When Carleton was looking for a biology component to chemistry research in the mid-2000s, she pitched her research and its application to agricultural fertilizer. In 2010, she gave a TED talk at the Gladstone Theatre about “smart” fertilizers, which would release nanoparticles of plant food that are perfectly designed for the pores in a plant’s roots. DeRosa’s research into smart fertilizers has been supported by the Western Grains Research Foundation, a group of farmers that fund research focused on food. WGRF has also expressed interest in the DeRosa lab’s food safety application alongside industrial partners like 3M Innovation.
“Any companies that were interested in antibodies are now turning on to aptamers.”
Antibodies have been around since the 1950s, where various diseases are injected into animal hosts and the defenses of the immune system are then extracted and purified. This costly science could easily be replaced by the applied chemistry of aptamers.
Maria DeRosa Imagines a New Agricultural Future
“What I sort of imagine with smart fertilizers is that farmers will be sprinkling these fertilizers onto their fields, but using less and getting more,” she said in her TED talk. The same philosophy of less is more applies to many aptamer applications, like the treatment of diseased cells.

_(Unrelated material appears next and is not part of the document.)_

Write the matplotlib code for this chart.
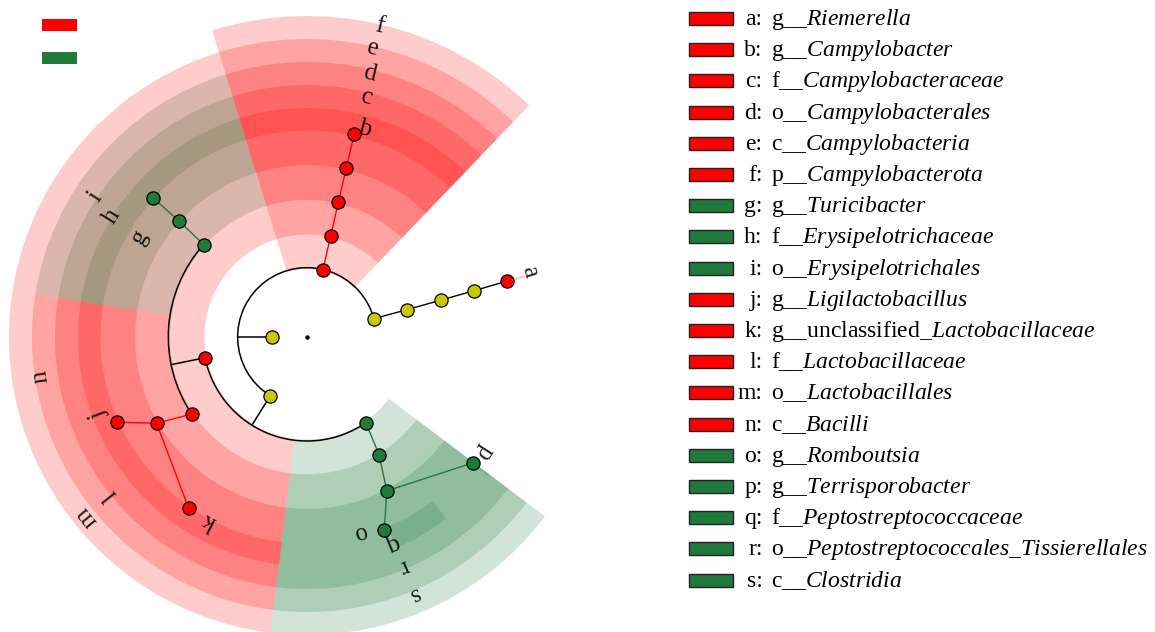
import matplotlib.pyplot as plt
import numpy as np
from matplotlib.patches import Arc, Rectangle, Wedge

plt.rcParams["font.family"] = ["Liberation Serif", "DejaVu Serif"]
plt.rcParams["mathtext.fontset"] = "custom"
plt.rcParams["mathtext.rm"] = "Liberation Serif"
plt.rcParams["mathtext.it"] = "Liberation Serif:italic"

# cladogram nodes (level: 1 kingdom .. 6 genus), angles
node_name = [
    "Bacteria", "Bacteroidota", "Bacteroidia", "Flavobacteriales", "Weeksellaceae",
    "Riemerella", "Campylobacterota", "Campylobacteria", "Campylobacterales",
    "Campylobacteraceae", "Campylobacter", "Firmicutes", "Bacilli",
    "Erysipelotrichales", "Erysipelotrichaceae", "Turicibacter", "Lactobacillales",
    "Lactobacillaceae", "Ligilactobacillus", "unclassified_Lactobacillaceae",
    "Clostridia", "Peptostreptococcales_Tissierellales", "Peptostreptococcaceae",
    "Romboutsia", "Terrisporobacter",
]
node_parent = [-1, 0, 1, 2, 3, 4, 0, 6, 7, 8, 9, 0, 11, 12, 13, 14, 12, 16, 17, 17, 11, 20, 21, 22, 22]
node_level = [1, 2, 3, 4, 5, 6, 2, 3, 4, 5, 6, 2, 3, 4, 5, 6, 4, 5, 6, 6, 3, 4, 5, 6, 6]
node_angle = [180, 15.3, 15.3, 15.4, 15.5, 15.6, 76.7, 76.8, 76.9, 76.9, 76.9, 238, 191.5,
              138.2, 137.8, 137.9, 213.8, 209.8, 204.2, 235.3, 304.5, 301.4, 297.4, 291.8, 322.75]
node_group = ["ns", "ns", "ns", "ns", "ns", "A", "A", "A", "A", "A", "A", "ns", "A",
              "B", "B", "B", "A", "A", "A", "A", "B", "B", "B", "B", "B"]
node_letter = ["", "", "", "", "", "a", "f", "e", "d", "c", "b", "", "n",
               "i", "h", "g", "m", "l", "j", "k", "s", "r", "q", "o", "p"]

# angular span (deg) of the shaded sector of each biomarker clade
clade_span = {
    "a": (15.2, 15.9), "b": (46.2, 107.2), "c": (46.2, 107.2), "d": (46.2, 107.2),
    "e": (46.2, 107.2), "f": (46.2, 107.2), "g": (107.2, 171.1), "h": (107.2, 171.1),
    "i": (107.2, 171.1), "j": (171.1, 219.6), "k": (219.6, 263), "l": (171.1, 263),
    "m": (171.1, 263), "n": (107.2, 263), "o": (293, 307.5), "p": (322.4, 323),
    "q": (263, 323), "r": (263, 323), "s": (263, 323),
}

RANKS = {2: "p", 3: "c", 4: "o", 5: "f", 6: "g"}
COLORS = {"A": "#ff0000", "B": "#1f7a3c", "ns": "#c8c800"}

# layout (pixels)
STEP = 34.67
OUTER = {2: 321, 3: 298, 4: 275, 5: 252, 6: 229}
LABEL_POS = {
    "a": (234, 16.5), "b": (218, 74.6), "c": (249, 75.9), "d": (273, 76.7),
    "e": (298, 77.2), "f": (322, 76.9), "g": (197, 149.2), "h": (231.6, 148.3),
    "i": (256.4, 146.5), "j": (224, 200.5), "k": (211, 242), "l": (255, 218.8),
    "m": (287, 219.3), "n": (272, 188.4), "o": (205, 285), "p": (214, 327),
    "q": (226.4, 292.4), "r": (251.5, 293), "s": (281.3, 292.6),
}
CX, CY = 307, 337


def xy(r, deg):
    t = np.deg2rad(deg)
    return r * np.cos(t), r * np.sin(t)


def radius(level):
    return STEP * level


fig = plt.figure(figsize=(11.55, 6.32), dpi=100)
ax = fig.add_axes([0, 0, 1, 1])
ax.set_xlim(-CX, 1155 - CX)
ax.set_ylim(CY - 632, CY)
ax.axis("off")

# shaded clades, deepest level first
n = len(node_name)
for i in sorted(range(n), key=lambda k: -node_level[k]):
    let = node_letter[i]
    if not let:
        continue
    a0, a1 = clade_span[let]
    r_in = radius(node_level[i]) - 1.5
    r_out = OUTER[node_level[i]]
    ax.add_patch(Wedge((0, 0), r_out, a0, a1, width=r_out - r_in,
                       facecolor=COLORS[node_group[i]], alpha=0.2, lw=0, zorder=1))

# branches
for p in range(n):
    kids = [c for c in range(n) if node_parent[c] == p]
    if not kids:
        continue
    rp = radius(node_level[p])
    rc = radius(node_level[p] + 1)
    if node_level[p] <= 3 and len(kids) > 1:
        x0, y0 = xy(rp, node_angle[p])
        x1, y1 = xy(rc, node_angle[p])
        ax.plot([x0, x1], [y0, y1], color="black", lw=1.1, zorder=2)
        angs = [node_angle[c] for c in kids]
        ax.add_patch(Arc((0, 0), 2 * rc, 2 * rc, theta1=min(angs), theta2=max(angs),
                         color="black", lw=1.1, zorder=2))
    else:
        for c in kids:
            x0, y0 = xy(rp, node_angle[p])
            x1, y1 = xy(rc, node_angle[c])
            same = node_group[p] == node_group[c] and node_group[p] != "ns"
            ax.plot([x0, x1], [y0, y1], color=COLORS[node_group[p]] if same else "black",
                    lw=1.0, zorder=2)

# nodes
for i in range(n):
    x, y = xy(radius(node_level[i]), node_angle[i])
    ax.plot(x, y, "o", ms=9.5, mfc=COLORS[node_group[i]], mec="black", mew=0.9, zorder=3)
ax.plot(0, 0, "o", ms=2.2, color="black", zorder=3)

# clade letters
for let, (r, th) in LABEL_POS.items():
    x, y = xy(r, th)
    ax.text(x, y, let, rotation=th - 90, rotation_mode="anchor", ha="center",
            va="center_baseline", fontsize=18, color="black", alpha=0.88, zorder=4)

# group colour keys (top left)
for k, g in enumerate(["A", "B"]):
    ax.add_patch(Rectangle((42 - CX, CY - 31 - 32.5 * k), 35, 12, facecolor=COLORS[g],
                           lw=0, zorder=4))


def fmt_name(name):
    parts = []
    for part in name.split("_"):
        parts.append(part if part == "unclassified" else r"$\mathit{" + part + "}$")
    return "_".join(parts)


# biomarker legend (right)
rows = sorted([i for i in range(n) if node_letter[i]], key=lambda i: node_letter[i])
for k, i in enumerate(rows):
    yb = CY - (25 + 31.2 * k)
    ax.add_patch(Rectangle((689 - CX, yb), 44, 13, facecolor=COLORS[node_group[i]],
                           edgecolor="#222222", lw=1.0, zorder=4))
    ax.text(762.5 - CX, yb, node_letter[i] + ":", ha="right", va="baseline", fontsize=17)
    ax.text(771 - CX, yb, RANKS[node_level[i]] + "__" + fmt_name(node_name[i]),
            ha="left", va="baseline", fontsize=17)

fig.savefig("out.png", dpi=100)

If a specific DNA sequence could prospectively kill targeted cancer cells without having to attack the entire immune system as many chemotherapies currently do, a more holistic cancer treatment could change the way doctors heal patients.
“It’s research worth doing,” she says. “It might sound like science fiction to most, but to understand its importance is to understand that it could have an impact on anyone in the room.
“There are probably limits to what we can do, but I’m interested in pushing those limits.”